---------- Data supplied ----------
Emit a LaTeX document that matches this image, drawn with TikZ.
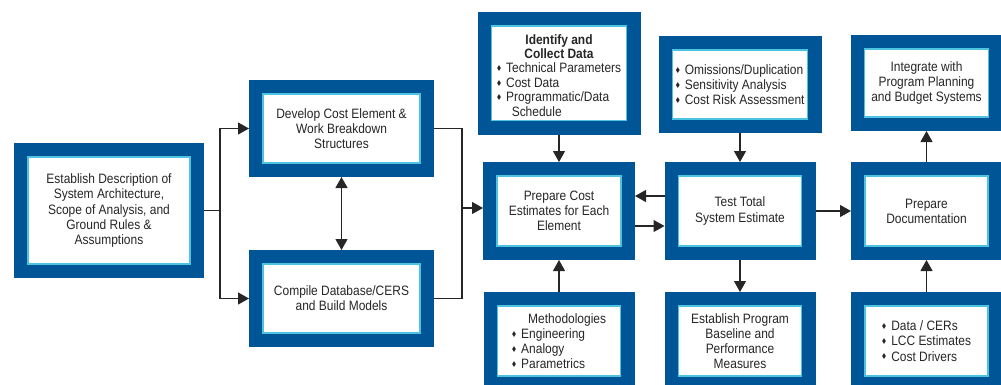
\documentclass[tikz,border=0pt]{standalone}
\usepackage{amsmath,amssymb}
\usepackage{fontspec}
\setmainfont[FakeStretch=0.88]{Liberation Sans}
\usepackage{xcolor}
\usepackage{tikz}
\usetikzlibrary{arrows.meta}
\definecolor{navy}{HTML}{005596}
\definecolor{rim}{HTML}{4CC3E0}
\definecolor{ink}{HTML}{262626}
\newcommand{\bx}{\fontsize{13.6}{15.2}\selectfont}
\newcommand{\bul}{\raisebox{0.3ex}{\scalebox{0.5}{$\blacklozenge$}}\hspace{0.35em}}
\tikzset{
  blk/.style={fill=white, draw=rim, line width=1.3pt, preaction={draw=navy, line width=28pt},
    outer sep=14pt, inner sep=0pt, align=center, text=ink, font=\bx},
  ln/.style={draw=ink, line width=1.2pt},
  arr/.style={ln, -{Triangle[length=11pt,width=12pt]}},
  dbl/.style={ln, {Triangle[length=11pt,width=12pt]}-{Triangle[length=11pt,width=12pt]}}
}

\begin{document}
\begin{tikzpicture}[x=1pt,y=-1pt]
\useasboundingbox (0,0) rectangle (1001,384);

% left part
\node[blk, minimum width=162, minimum height=107] (est) at (109,210.5)
  {Establish Description of\\System Architecture,\\Scope of Analysis, and\\Ground Rules \&\\Assumptions};
\node[blk, minimum width=157, minimum height=69] (dev) at (341.5,128.5)
  {Develop Cost Element \&\\Work Breakdown\\Structures};
\node[blk, minimum width=157, minimum height=69] (comp) at (341.5,298.5)
  {Compile Database/CERS\\and Build Models};

% middle column
\node[blk, minimum width=135, minimum height=91] (ident) at (559,73.3)
  {\renewcommand{\arraystretch}{0.95}%
   \begin{tabular}{@{}l@{}}
   \multicolumn{1}{@{}c@{}}{\rule{0pt}{18pt}\textbf{Identify and}}\\
   \multicolumn{1}{@{}c@{}}{\textbf{Collect Data}}\\
   \bul Technical Parameters\\
   \bul Cost Data\\
   \bul Programmatic/Data\\
   \hspace*{1.1em}Schedule
   \end{tabular}};
\node[blk, minimum width=124, minimum height=70] (prep) at (559,211)
  {Prepare Cost\\Estimates for Each\\Element};
\node[blk, minimum width=123, minimum height=70, align=left] (meth) at (559,341)
  {\hspace*{1.2em}Methodologies\\\bul Engineering\\\bul Analogy\\\bul Parametrics};

% test column
\node[blk, minimum width=135, minimum height=69, align=left] (omis) at (740,84.5)
  {\bul Omissions/Duplication\\\bul Sensitivity Analysis\\\bul Cost Risk Assessment};
\node[blk, minimum width=123, minimum height=70] (test) at (740,211)
  {Test Total\\System Estimate};
\node[blk, minimum width=123, minimum height=70] (estp) at (740,341)
  {Establish Program\\Baseline and\\Performance\\Measures};

% right column
\node[blk, minimum width=124, minimum height=68] (integ) at (926.5,83)
  {Integrate with\\Program Planning\\and Budget Systems};
\node[blk, minimum width=123, minimum height=70] (doc) at (926.5,211)
  {Prepare\\Documentation};
\node[blk, minimum width=123, minimum height=70, align=left] (data) at (926.5,341)
  {\bul Data / CERs\\\bul LCC Estimates\\\bul Cost Drivers};

% connectors
\coordinate (jl) at (220,210.5);
\coordinate (jr) at (462,208);
\draw[ln] (est.east) -- (jl);
\draw[arr] (jl) |- (dev.west);
\draw[arr] (jl) |- (comp.west);
\draw[dbl] (dev.south) -- (comp.north);
\draw[ln] (dev.east) -| (jr);
\draw[ln] (comp.east) -| (jr);
\draw[arr] (jr) -- (jr -| prep.west);
\draw[arr] (ident.south) -- (prep.north);
\draw[arr] (meth.north) -- (prep.south);
\draw[arr] (omis.south) -- (test.north);
\draw[arr] (test.south) -- (estp.north);
\draw[arr] ([yshift=15pt]test.west) -- ([yshift=15pt]prep.east);
\draw[arr] ([yshift=-15pt]prep.east) -- ([yshift=-15pt]test.west);
\draw[arr] (test.east) -- (doc.west);
\draw[arr] (doc.north) -- (integ.south);
\draw[arr] (data.north) -- (doc.south);
\end{tikzpicture}
\end{document}
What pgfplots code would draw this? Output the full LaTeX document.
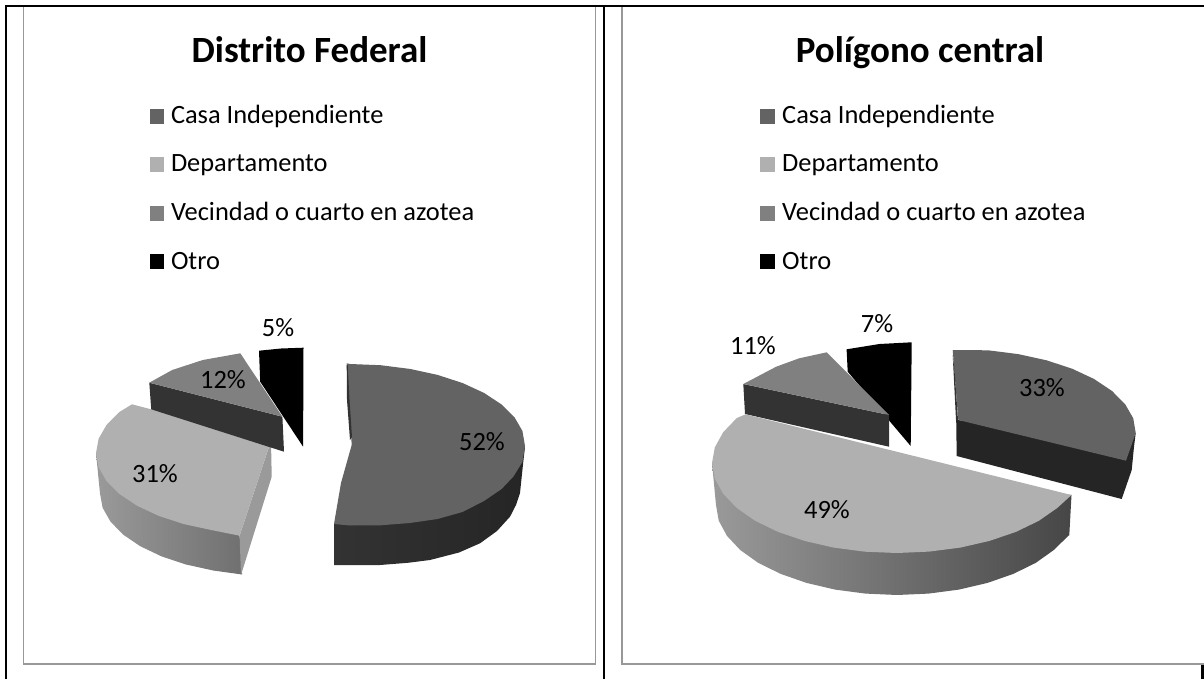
----------
Task description:
Repeat verbatim all the material, but not the pictures.

Result for this task:
Emit a LaTeX document that matches this image, drawn with TikZ.
\documentclass[tikz,border=0pt]{standalone}
\usepackage{amsmath,amssymb}
\usepackage{fontspec}
\setmainfont[FakeStretch=0.88]{Liberation Sans}
\usepackage{xcolor}
\usepackage{tikz}
\usetikzlibrary{arrows.meta}
\definecolor{navy}{HTML}{005596}
\definecolor{rim}{HTML}{4CC3E0}
\definecolor{ink}{HTML}{262626}
\newcommand{\bx}{\fontsize{13.6}{15.2}\selectfont}
\newcommand{\bul}{\raisebox{0.3ex}{\scalebox{0.5}{$\blacklozenge$}}\hspace{0.35em}}
\tikzset{
  blk/.style={fill=white, draw=rim, line width=1.3pt, preaction={draw=navy, line width=28pt},
    outer sep=14pt, inner sep=0pt, align=center, text=ink, font=\bx},
  ln/.style={draw=ink, line width=1.2pt},
  arr/.style={ln, -{Triangle[length=11pt,width=12pt]}},
  dbl/.style={ln, {Triangle[length=11pt,width=12pt]}-{Triangle[length=11pt,width=12pt]}}
}

\begin{document}
\begin{tikzpicture}[x=1pt,y=-1pt]
\useasboundingbox (0,0) rectangle (1001,384);

% left part
\node[blk, minimum width=162, minimum height=107] (est) at (109,210.5)
  {Establish Description of\\System Architecture,\\Scope of Analysis, and\\Ground Rules \&\\Assumptions};
\node[blk, minimum width=157, minimum height=69] (dev) at (341.5,128.5)
  {Develop Cost Element \&\\Work Breakdown\\Structures};
\node[blk, minimum width=157, minimum height=69] (comp) at (341.5,298.5)
  {Compile Database/CERS\\and Build Models};

% middle column
\node[blk, minimum width=135, minimum height=91] (ident) at (559,73.3)
  {\renewcommand{\arraystretch}{0.95}%
   \begin{tabular}{@{}l@{}}
   \multicolumn{1}{@{}c@{}}{\rule{0pt}{18pt}\textbf{Identify and}}\\
   \multicolumn{1}{@{}c@{}}{\textbf{Collect Data}}\\
   \bul Technical Parameters\\
   \bul Cost Data\\
   \bul Programmatic/Data\\
   \hspace*{1.1em}Schedule
   \end{tabular}};
\node[blk, minimum width=124, minimum height=70] (prep) at (559,211)
  {Prepare Cost\\Estimates for Each\\Element};
\node[blk, minimum width=123, minimum height=70, align=left] (meth) at (559,341)
  {\hspace*{1.2em}Methodologies\\\bul Engineering\\\bul Analogy\\\bul Parametrics};

% test column
\node[blk, minimum width=135, minimum height=69, align=left] (omis) at (740,84.5)
  {\bul Omissions/Duplication\\\bul Sensitivity Analysis\\\bul Cost Risk Assessment};
\node[blk, minimum width=123, minimum height=70] (test) at (740,211)
  {Test Total\\System Estimate};
\node[blk, minimum width=123, minimum height=70] (estp) at (740,341)
  {Establish Program\\Baseline and\\Performance\\Measures};

% right column
\node[blk, minimum width=124, minimum height=68] (integ) at (926.5,83)
  {Integrate with\\Program Planning\\and Budget Systems};
\node[blk, minimum width=123, minimum height=70] (doc) at (926.5,211)
  {Prepare\\Documentation};
\node[blk, minimum width=123, minimum height=70, align=left] (data) at (926.5,341)
  {\bul Data / CERs\\\bul LCC Estimates\\\bul Cost Drivers};

% connectors
\coordinate (jl) at (220,210.5);
\coordinate (jr) at (462,208);
\draw[ln] (est.east) -- (jl);
\draw[arr] (jl) |- (dev.west);
\draw[arr] (jl) |- (comp.west);
\draw[dbl] (dev.south) -- (comp.north);
\draw[ln] (dev.east) -| (jr);
\draw[ln] (comp.east) -| (jr);
\draw[arr] (jr) -- (jr -| prep.west);
\draw[arr] (ident.south) -- (prep.north);
\draw[arr] (meth.north) -- (prep.south);
\draw[arr] (omis.south) -- (test.north);
\draw[arr] (test.south) -- (estp.north);
\draw[arr] ([yshift=15pt]test.west) -- ([yshift=15pt]prep.east);
\draw[arr] ([yshift=-15pt]prep.east) -- ([yshift=-15pt]test.west);
\draw[arr] (test.east) -- (doc.west);
\draw[arr] (doc.north) -- (integ.south);
\draw[arr] (data.north) -- (doc.south);
\end{tikzpicture}
\end{document}
What pgfplots code would draw this? Output the full LaTeX document.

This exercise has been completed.